### REQUEST
Line by line, repeat the data below exactly, beginning at the first line and ending at the line with "const yMinorDigits = [3, 4, 5, 6, 7, 8, 9];". Omit pictures.

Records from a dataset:
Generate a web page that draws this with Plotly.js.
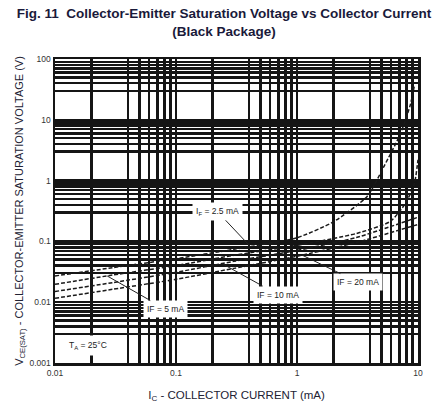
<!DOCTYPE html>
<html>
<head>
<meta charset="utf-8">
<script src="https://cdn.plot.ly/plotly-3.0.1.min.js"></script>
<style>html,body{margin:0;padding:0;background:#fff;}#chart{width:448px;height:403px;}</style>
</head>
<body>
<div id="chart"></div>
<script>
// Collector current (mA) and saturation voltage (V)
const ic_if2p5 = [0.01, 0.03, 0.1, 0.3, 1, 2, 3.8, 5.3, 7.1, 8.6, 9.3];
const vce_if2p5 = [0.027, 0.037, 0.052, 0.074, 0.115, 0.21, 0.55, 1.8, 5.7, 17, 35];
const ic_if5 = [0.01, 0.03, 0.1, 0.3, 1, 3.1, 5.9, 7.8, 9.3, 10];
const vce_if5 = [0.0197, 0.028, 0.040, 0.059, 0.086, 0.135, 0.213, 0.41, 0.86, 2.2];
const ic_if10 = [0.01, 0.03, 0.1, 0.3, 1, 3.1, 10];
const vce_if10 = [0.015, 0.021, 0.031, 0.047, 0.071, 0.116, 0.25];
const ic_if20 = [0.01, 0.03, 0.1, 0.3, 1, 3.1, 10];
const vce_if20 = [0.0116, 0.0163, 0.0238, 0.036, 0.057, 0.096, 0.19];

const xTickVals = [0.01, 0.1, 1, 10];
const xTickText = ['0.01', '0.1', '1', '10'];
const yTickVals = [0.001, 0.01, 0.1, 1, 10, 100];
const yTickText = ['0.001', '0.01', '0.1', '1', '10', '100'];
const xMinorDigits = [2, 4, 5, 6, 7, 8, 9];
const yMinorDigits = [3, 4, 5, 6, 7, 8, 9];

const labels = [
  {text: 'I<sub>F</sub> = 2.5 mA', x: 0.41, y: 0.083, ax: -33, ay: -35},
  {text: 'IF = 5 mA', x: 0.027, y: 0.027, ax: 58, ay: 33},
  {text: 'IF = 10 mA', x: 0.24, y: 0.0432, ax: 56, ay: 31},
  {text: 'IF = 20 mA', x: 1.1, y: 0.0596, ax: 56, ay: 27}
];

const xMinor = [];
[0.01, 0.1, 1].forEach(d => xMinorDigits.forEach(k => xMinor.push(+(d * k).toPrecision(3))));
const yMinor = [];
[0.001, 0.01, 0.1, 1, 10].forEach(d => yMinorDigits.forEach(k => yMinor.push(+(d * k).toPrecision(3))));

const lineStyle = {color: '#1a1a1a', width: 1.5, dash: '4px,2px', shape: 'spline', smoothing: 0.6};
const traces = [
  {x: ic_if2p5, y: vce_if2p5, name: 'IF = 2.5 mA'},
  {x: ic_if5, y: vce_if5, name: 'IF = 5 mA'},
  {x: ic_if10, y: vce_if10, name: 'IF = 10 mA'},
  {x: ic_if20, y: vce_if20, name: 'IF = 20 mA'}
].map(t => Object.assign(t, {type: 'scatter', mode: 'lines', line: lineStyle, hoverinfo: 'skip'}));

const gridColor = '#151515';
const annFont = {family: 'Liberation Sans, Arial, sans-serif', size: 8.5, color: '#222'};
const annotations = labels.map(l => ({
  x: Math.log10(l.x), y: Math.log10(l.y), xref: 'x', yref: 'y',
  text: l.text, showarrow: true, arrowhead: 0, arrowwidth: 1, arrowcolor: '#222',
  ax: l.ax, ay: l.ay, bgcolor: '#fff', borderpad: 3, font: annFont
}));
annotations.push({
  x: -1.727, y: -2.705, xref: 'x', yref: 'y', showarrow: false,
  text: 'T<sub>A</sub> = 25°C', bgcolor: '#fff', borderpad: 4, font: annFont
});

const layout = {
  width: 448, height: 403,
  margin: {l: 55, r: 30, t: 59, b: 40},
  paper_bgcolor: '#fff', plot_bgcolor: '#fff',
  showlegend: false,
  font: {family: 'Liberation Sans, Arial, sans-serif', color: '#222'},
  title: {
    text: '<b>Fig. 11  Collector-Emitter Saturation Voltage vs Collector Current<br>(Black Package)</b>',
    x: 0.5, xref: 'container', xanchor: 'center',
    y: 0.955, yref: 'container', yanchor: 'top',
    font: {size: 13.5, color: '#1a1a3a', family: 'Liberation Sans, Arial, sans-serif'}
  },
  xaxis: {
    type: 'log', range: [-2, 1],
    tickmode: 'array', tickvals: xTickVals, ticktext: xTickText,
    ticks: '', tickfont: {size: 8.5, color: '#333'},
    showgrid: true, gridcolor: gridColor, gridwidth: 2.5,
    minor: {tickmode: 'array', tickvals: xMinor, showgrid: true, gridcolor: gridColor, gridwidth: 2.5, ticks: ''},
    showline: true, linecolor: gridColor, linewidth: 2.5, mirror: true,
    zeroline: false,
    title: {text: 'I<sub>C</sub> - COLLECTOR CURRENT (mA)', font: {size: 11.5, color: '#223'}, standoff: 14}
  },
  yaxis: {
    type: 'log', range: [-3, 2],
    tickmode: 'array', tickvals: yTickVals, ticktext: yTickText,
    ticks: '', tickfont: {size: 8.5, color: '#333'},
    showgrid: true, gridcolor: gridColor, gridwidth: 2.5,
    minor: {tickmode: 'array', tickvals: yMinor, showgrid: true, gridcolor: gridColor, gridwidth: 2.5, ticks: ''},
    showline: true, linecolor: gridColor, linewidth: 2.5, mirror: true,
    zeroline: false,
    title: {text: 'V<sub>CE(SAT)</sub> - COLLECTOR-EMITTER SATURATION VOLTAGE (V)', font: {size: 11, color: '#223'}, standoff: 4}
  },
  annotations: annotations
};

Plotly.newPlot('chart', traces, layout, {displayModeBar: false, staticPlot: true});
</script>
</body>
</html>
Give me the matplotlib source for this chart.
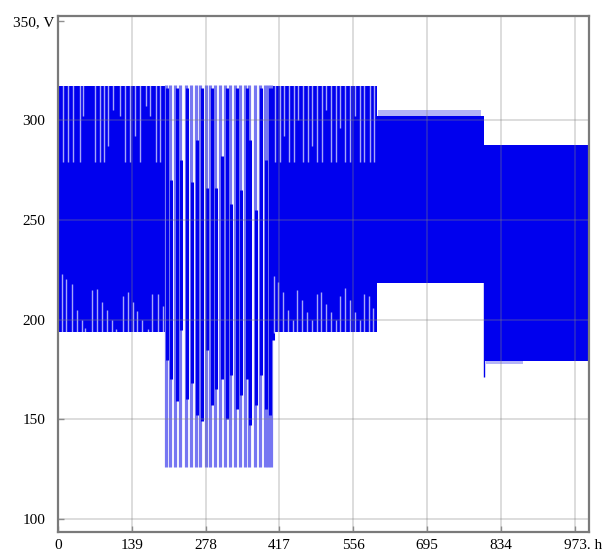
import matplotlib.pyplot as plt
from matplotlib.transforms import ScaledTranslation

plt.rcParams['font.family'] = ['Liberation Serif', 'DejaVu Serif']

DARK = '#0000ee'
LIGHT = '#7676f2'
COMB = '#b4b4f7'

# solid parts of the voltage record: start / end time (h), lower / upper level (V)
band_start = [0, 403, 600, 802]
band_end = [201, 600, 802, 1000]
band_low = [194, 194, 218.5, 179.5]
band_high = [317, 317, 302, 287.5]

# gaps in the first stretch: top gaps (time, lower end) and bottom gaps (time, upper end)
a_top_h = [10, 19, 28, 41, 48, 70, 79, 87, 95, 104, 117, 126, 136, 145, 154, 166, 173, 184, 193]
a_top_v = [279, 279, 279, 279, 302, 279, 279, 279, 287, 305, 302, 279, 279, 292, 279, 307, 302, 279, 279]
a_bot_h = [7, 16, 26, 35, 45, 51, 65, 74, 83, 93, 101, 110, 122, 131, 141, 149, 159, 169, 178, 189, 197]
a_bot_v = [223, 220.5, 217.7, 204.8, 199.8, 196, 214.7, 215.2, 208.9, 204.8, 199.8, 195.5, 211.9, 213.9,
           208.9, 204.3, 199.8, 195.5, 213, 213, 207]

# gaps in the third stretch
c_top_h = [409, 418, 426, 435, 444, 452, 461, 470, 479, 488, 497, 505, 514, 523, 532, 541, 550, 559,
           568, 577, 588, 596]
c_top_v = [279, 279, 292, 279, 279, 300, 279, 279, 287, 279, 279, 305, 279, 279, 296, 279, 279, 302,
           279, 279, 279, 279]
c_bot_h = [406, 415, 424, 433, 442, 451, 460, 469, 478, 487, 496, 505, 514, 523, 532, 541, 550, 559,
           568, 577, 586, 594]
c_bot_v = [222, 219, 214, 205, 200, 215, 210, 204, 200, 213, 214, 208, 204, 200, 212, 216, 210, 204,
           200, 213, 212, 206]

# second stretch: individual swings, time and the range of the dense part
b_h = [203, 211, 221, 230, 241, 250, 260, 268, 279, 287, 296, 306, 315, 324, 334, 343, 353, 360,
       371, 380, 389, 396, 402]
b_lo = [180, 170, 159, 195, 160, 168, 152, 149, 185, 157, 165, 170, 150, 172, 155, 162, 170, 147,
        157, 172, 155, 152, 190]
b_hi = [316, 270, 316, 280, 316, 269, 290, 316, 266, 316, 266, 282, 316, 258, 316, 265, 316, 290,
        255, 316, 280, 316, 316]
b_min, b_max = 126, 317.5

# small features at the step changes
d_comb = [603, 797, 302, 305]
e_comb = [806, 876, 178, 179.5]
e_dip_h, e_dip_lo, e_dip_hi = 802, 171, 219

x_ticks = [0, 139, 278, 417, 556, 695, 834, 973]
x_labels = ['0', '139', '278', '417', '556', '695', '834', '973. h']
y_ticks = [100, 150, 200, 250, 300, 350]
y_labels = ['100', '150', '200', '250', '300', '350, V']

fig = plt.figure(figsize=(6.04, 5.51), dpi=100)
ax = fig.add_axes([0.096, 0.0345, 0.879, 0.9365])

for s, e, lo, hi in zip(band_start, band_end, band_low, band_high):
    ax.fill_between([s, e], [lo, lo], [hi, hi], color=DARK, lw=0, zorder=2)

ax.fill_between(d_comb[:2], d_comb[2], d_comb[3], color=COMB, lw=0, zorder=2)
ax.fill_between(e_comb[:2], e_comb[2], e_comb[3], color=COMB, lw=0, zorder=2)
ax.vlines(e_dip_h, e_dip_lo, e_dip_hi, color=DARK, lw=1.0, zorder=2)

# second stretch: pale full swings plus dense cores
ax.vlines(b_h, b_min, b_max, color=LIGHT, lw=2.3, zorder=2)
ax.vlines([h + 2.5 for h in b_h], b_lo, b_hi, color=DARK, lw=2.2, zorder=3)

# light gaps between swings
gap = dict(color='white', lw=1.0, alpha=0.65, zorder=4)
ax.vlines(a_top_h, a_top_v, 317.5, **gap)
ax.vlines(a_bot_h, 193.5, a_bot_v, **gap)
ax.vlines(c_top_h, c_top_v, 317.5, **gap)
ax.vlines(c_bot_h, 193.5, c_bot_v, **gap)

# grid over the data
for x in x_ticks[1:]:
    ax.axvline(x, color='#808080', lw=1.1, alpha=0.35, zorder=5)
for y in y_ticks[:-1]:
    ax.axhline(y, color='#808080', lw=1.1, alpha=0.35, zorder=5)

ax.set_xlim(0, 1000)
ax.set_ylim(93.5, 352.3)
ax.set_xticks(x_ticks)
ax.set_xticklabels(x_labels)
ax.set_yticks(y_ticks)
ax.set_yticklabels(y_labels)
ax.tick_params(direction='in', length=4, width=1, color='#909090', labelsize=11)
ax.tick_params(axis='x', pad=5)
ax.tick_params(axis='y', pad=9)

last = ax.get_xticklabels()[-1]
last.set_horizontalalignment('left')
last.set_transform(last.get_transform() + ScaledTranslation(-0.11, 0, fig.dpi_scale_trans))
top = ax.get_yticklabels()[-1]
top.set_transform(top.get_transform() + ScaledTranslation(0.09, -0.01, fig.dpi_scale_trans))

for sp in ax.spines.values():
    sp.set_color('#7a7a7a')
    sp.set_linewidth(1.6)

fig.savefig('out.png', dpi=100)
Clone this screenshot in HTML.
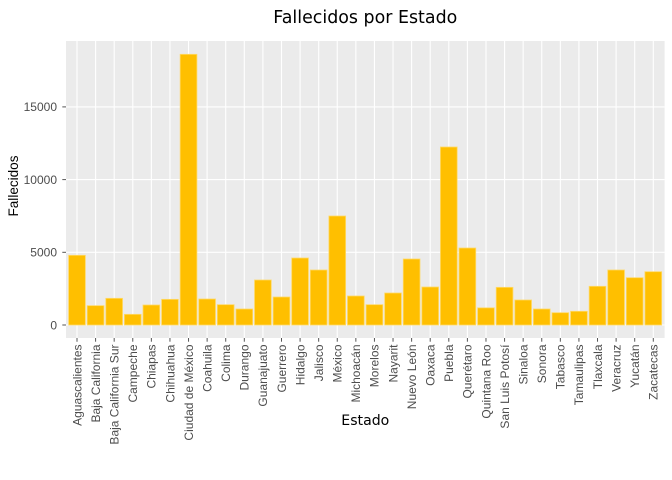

### EXERCISE OUTPUT
Generate a web page that draws this with Plotly.js.
<!DOCTYPE html>
<html>
<head>
<meta charset="utf-8">
<script src="https://cdn.plot.ly/plotly-3.0.1.min.js"></script>
<style>html,body{margin:0;padding:0;background:#fff;}#chart{width:448px;height:403px;}</style>
</head>
<body>
<div id="chart"></div>
<script>
// Collector current (mA) and saturation voltage (V)
const ic_if2p5 = [0.01, 0.03, 0.1, 0.3, 1, 2, 3.8, 5.3, 7.1, 8.6, 9.3];
const vce_if2p5 = [0.027, 0.037, 0.052, 0.074, 0.115, 0.21, 0.55, 1.8, 5.7, 17, 35];
const ic_if5 = [0.01, 0.03, 0.1, 0.3, 1, 3.1, 5.9, 7.8, 9.3, 10];
const vce_if5 = [0.0197, 0.028, 0.040, 0.059, 0.086, 0.135, 0.213, 0.41, 0.86, 2.2];
const ic_if10 = [0.01, 0.03, 0.1, 0.3, 1, 3.1, 10];
const vce_if10 = [0.015, 0.021, 0.031, 0.047, 0.071, 0.116, 0.25];
const ic_if20 = [0.01, 0.03, 0.1, 0.3, 1, 3.1, 10];
const vce_if20 = [0.0116, 0.0163, 0.0238, 0.036, 0.057, 0.096, 0.19];

const xTickVals = [0.01, 0.1, 1, 10];
const xTickText = ['0.01', '0.1', '1', '10'];
const yTickVals = [0.001, 0.01, 0.1, 1, 10, 100];
const yTickText = ['0.001', '0.01', '0.1', '1', '10', '100'];
const xMinorDigits = [2, 4, 5, 6, 7, 8, 9];
const yMinorDigits = [3, 4, 5, 6, 7, 8, 9];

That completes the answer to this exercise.